## DO THIS
Leave out the pictures and repeat every record exactly.

[Stored items from a collection]

----------------

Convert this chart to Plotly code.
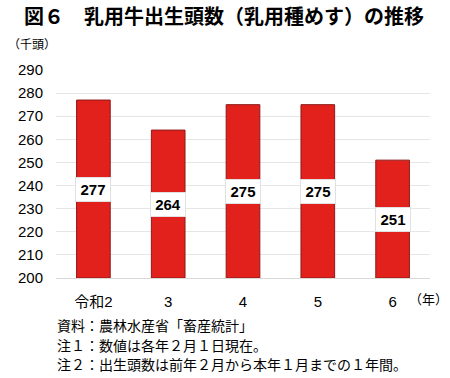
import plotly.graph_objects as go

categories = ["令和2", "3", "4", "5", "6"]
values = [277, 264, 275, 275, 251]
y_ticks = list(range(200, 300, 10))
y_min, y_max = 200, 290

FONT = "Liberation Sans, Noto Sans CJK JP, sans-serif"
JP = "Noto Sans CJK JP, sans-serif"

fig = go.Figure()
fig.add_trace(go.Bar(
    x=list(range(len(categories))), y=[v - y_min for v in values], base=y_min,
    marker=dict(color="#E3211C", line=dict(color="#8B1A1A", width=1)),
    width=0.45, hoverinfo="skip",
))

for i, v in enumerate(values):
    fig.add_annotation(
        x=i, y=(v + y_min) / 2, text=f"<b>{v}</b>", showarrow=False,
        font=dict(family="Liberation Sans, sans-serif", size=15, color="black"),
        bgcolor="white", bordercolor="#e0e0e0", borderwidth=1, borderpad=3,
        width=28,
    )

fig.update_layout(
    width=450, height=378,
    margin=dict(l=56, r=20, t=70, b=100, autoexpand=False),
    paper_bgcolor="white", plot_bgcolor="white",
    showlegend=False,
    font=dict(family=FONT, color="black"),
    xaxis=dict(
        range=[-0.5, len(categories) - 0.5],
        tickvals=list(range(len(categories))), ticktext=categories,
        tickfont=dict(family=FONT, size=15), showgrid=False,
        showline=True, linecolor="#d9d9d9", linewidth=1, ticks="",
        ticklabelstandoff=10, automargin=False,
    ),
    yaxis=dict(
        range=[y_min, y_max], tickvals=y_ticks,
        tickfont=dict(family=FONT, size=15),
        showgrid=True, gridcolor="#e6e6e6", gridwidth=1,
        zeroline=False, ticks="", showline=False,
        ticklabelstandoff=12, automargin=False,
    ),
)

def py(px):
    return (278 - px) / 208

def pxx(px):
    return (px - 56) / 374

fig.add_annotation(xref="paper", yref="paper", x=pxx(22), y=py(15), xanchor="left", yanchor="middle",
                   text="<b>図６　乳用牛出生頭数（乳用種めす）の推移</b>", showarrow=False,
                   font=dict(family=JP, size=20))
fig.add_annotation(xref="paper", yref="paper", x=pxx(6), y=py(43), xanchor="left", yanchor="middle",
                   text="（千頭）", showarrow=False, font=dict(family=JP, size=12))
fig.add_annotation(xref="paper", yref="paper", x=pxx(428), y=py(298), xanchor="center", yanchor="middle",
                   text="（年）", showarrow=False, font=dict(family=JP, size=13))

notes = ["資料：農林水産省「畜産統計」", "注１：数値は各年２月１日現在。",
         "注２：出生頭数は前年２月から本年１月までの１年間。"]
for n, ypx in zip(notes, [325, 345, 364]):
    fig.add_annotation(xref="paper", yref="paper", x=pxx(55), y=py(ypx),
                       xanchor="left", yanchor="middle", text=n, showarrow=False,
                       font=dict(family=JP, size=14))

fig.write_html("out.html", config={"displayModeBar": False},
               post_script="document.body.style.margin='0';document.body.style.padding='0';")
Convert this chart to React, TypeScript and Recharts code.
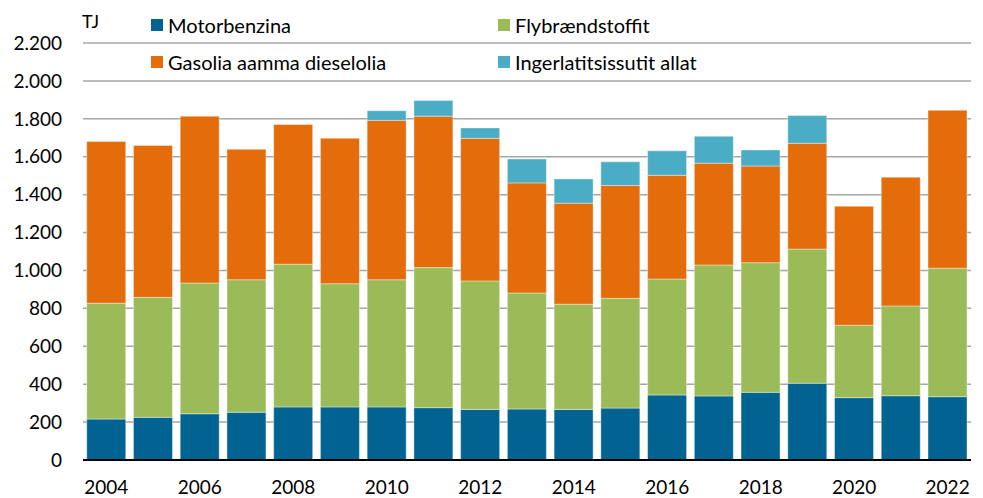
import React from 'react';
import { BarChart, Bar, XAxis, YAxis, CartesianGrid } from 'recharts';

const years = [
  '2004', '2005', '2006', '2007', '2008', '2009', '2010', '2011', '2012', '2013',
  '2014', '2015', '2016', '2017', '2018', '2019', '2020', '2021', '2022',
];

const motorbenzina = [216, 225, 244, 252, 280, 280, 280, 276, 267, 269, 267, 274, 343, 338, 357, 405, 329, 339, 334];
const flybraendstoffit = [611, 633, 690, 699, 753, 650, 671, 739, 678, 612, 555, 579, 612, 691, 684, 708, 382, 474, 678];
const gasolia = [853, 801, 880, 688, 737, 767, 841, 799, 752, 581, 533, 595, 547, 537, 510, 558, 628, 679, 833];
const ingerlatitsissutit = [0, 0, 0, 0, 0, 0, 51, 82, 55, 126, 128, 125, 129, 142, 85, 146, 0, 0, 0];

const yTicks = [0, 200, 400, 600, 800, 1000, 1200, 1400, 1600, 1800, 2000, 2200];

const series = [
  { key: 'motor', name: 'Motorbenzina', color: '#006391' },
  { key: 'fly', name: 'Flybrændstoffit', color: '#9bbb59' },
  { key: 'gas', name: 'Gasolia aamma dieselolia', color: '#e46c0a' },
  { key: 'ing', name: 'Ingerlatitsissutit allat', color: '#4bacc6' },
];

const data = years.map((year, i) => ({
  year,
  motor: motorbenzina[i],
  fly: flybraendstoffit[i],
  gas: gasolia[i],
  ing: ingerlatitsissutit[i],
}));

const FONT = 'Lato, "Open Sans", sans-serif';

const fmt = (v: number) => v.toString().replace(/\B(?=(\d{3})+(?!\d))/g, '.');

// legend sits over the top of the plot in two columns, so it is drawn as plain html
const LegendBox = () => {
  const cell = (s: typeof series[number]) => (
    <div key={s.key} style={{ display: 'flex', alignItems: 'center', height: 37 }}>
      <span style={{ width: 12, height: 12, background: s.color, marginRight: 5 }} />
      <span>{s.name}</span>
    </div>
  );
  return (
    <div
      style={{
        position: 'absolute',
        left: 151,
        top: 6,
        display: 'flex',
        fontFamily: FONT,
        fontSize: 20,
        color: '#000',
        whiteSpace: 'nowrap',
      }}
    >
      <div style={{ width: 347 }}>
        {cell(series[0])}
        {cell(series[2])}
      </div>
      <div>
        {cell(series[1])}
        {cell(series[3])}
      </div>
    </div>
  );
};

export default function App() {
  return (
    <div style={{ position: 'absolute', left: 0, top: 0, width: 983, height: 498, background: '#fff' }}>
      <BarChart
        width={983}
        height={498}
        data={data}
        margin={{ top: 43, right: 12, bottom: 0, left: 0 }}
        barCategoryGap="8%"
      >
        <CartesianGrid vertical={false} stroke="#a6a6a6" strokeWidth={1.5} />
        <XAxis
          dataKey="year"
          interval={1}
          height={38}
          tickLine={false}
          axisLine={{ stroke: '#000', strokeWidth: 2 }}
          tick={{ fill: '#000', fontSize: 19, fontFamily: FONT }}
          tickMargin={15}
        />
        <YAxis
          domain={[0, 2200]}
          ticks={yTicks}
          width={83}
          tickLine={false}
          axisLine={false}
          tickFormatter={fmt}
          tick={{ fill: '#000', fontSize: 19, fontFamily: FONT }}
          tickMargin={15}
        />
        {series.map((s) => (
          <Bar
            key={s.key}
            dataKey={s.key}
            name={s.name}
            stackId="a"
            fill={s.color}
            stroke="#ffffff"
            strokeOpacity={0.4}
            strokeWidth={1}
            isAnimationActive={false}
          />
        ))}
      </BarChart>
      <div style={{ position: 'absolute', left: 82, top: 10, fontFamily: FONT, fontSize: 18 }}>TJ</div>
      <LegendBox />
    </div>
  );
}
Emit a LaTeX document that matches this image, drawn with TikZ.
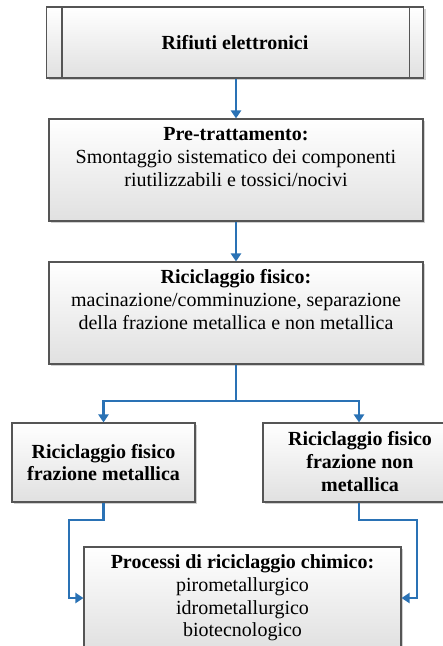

----------------

## SOLUTION TO THIS TASK
Convert this chart to Plotly code.
import plotly.graph_objects as go

categories = ["令和2", "3", "4", "5", "6"]
values = [277, 264, 275, 275, 251]
y_ticks = list(range(200, 300, 10))
y_min, y_max = 200, 290

FONT = "Liberation Sans, Noto Sans CJK JP, sans-serif"
JP = "Noto Sans CJK JP, sans-serif"

fig = go.Figure()
fig.add_trace(go.Bar(
    x=list(range(len(categories))), y=[v - y_min for v in values], base=y_min,
    marker=dict(color="#E3211C", line=dict(color="#8B1A1A", width=1)),
    width=0.45, hoverinfo="skip",
))

for i, v in enumerate(values):
    fig.add_annotation(
        x=i, y=(v + y_min) / 2, text=f"<b>{v}</b>", showarrow=False,
        font=dict(family="Liberation Sans, sans-serif", size=15, color="black"),
        bgcolor="white", bordercolor="#e0e0e0", borderwidth=1, borderpad=3,
        width=28,
    )

fig.update_layout(
    width=450, height=378,
    margin=dict(l=56, r=20, t=70, b=100, autoexpand=False),
    paper_bgcolor="white", plot_bgcolor="white",
    showlegend=False,
    font=dict(family=FONT, color="black"),
    xaxis=dict(
        range=[-0.5, len(categories) - 0.5],
        tickvals=list(range(len(categories))), ticktext=categories,
        tickfont=dict(family=FONT, size=15), showgrid=False,
        showline=True, linecolor="#d9d9d9", linewidth=1, ticks="",
        ticklabelstandoff=10, automargin=False,
    ),
    yaxis=dict(
        range=[y_min, y_max], tickvals=y_ticks,
        tickfont=dict(family=FONT, size=15),
        showgrid=True, gridcolor="#e6e6e6", gridwidth=1,
        zeroline=False, ticks="", showline=False,
        ticklabelstandoff=12, automargin=False,
    ),
)

def py(px):
    return (278 - px) / 208

def pxx(px):
    return (px - 56) / 374

fig.add_annotation(xref="paper", yref="paper", x=pxx(22), y=py(15), xanchor="left", yanchor="middle",
                   text="<b>図６　乳用牛出生頭数（乳用種めす）の推移</b>", showarrow=False,
                   font=dict(family=JP, size=20))
fig.add_annotation(xref="paper", yref="paper", x=pxx(6), y=py(43), xanchor="left", yanchor="middle",
                   text="（千頭）", showarrow=False, font=dict(family=JP, size=12))
fig.add_annotation(xref="paper", yref="paper", x=pxx(428), y=py(298), xanchor="center", yanchor="middle",
                   text="（年）", showarrow=False, font=dict(family=JP, size=13))

notes = ["資料：農林水産省「畜産統計」", "注１：数値は各年２月１日現在。",
         "注２：出生頭数は前年２月から本年１月までの１年間。"]
for n, ypx in zip(notes, [325, 345, 364]):
    fig.add_annotation(xref="paper", yref="paper", x=pxx(55), y=py(ypx),
                       xanchor="left", yanchor="middle", text=n, showarrow=False,
                       font=dict(family=JP, size=14))

fig.write_html("out.html", config={"displayModeBar": False},
               post_script="document.body.style.margin='0';document.body.style.padding='0';")
Convert this chart to React, TypeScript and Recharts code.
import React from 'react';
import { BarChart, Bar, XAxis, YAxis, CartesianGrid } from 'recharts';

const years = [
  '2004', '2005', '2006', '2007', '2008', '2009', '2010', '2011', '2012', '2013',
  '2014', '2015', '2016', '2017', '2018', '2019', '2020', '2021', '2022',
];

const motorbenzina = [216, 225, 244, 252, 280, 280, 280, 276, 267, 269, 267, 274, 343, 338, 357, 405, 329, 339, 334];
const flybraendstoffit = [611, 633, 690, 699, 753, 650, 671, 739, 678, 612, 555, 579, 612, 691, 684, 708, 382, 474, 678];
const gasolia = [853, 801, 880, 688, 737, 767, 841, 799, 752, 581, 533, 595, 547, 537, 510, 558, 628, 679, 833];
const ingerlatitsissutit = [0, 0, 0, 0, 0, 0, 51, 82, 55, 126, 128, 125, 129, 142, 85, 146, 0, 0, 0];

const yTicks = [0, 200, 400, 600, 800, 1000, 1200, 1400, 1600, 1800, 2000, 2200];

const series = [
  { key: 'motor', name: 'Motorbenzina', color: '#006391' },
  { key: 'fly', name: 'Flybrændstoffit', color: '#9bbb59' },
  { key: 'gas', name: 'Gasolia aamma dieselolia', color: '#e46c0a' },
  { key: 'ing', name: 'Ingerlatitsissutit allat', color: '#4bacc6' },
];

const data = years.map((year, i) => ({
  year,
  motor: motorbenzina[i],
  fly: flybraendstoffit[i],
  gas: gasolia[i],
  ing: ingerlatitsissutit[i],
}));

const FONT = 'Lato, "Open Sans", sans-serif';

const fmt = (v: number) => v.toString().replace(/\B(?=(\d{3})+(?!\d))/g, '.');

// legend sits over the top of the plot in two columns, so it is drawn as plain html
const LegendBox = () => {
  const cell = (s: typeof series[number]) => (
    <div key={s.key} style={{ display: 'flex', alignItems: 'center', height: 37 }}>
      <span style={{ width: 12, height: 12, background: s.color, marginRight: 5 }} />
      <span>{s.name}</span>
    </div>
  );
  return (
    <div
      style={{
        position: 'absolute',
        left: 151,
        top: 6,
        display: 'flex',
        fontFamily: FONT,
        fontSize: 20,
        color: '#000',
        whiteSpace: 'nowrap',
      }}
    >
      <div style={{ width: 347 }}>
        {cell(series[0])}
        {cell(series[2])}
      </div>
      <div>
        {cell(series[1])}
        {cell(series[3])}
      </div>
    </div>
  );
};

export default function App() {
  return (
    <div style={{ position: 'absolute', left: 0, top: 0, width: 983, height: 498, background: '#fff' }}>
      <BarChart
        width={983}
        height={498}
        data={data}
        margin={{ top: 43, right: 12, bottom: 0, left: 0 }}
        barCategoryGap="8%"
      >
        <CartesianGrid vertical={false} stroke="#a6a6a6" strokeWidth={1.5} />
        <XAxis
          dataKey="year"
          interval={1}
          height={38}
          tickLine={false}
          axisLine={{ stroke: '#000', strokeWidth: 2 }}
          tick={{ fill: '#000', fontSize: 19, fontFamily: FONT }}
          tickMargin={15}
        />
        <YAxis
          domain={[0, 2200]}
          ticks={yTicks}
          width={83}
          tickLine={false}
          axisLine={false}
          tickFormatter={fmt}
          tick={{ fill: '#000', fontSize: 19, fontFamily: FONT }}
          tickMargin={15}
        />
        {series.map((s) => (
          <Bar
            key={s.key}
            dataKey={s.key}
            name={s.name}
            stackId="a"
            fill={s.color}
            stroke="#ffffff"
            strokeOpacity={0.4}
            strokeWidth={1}
            isAnimationActive={false}
          />
        ))}
      </BarChart>
      <div style={{ position: 'absolute', left: 82, top: 10, fontFamily: FONT, fontSize: 18 }}>TJ</div>
      <LegendBox />
    </div>
  );
}
Emit a LaTeX document that matches this image, drawn with TikZ.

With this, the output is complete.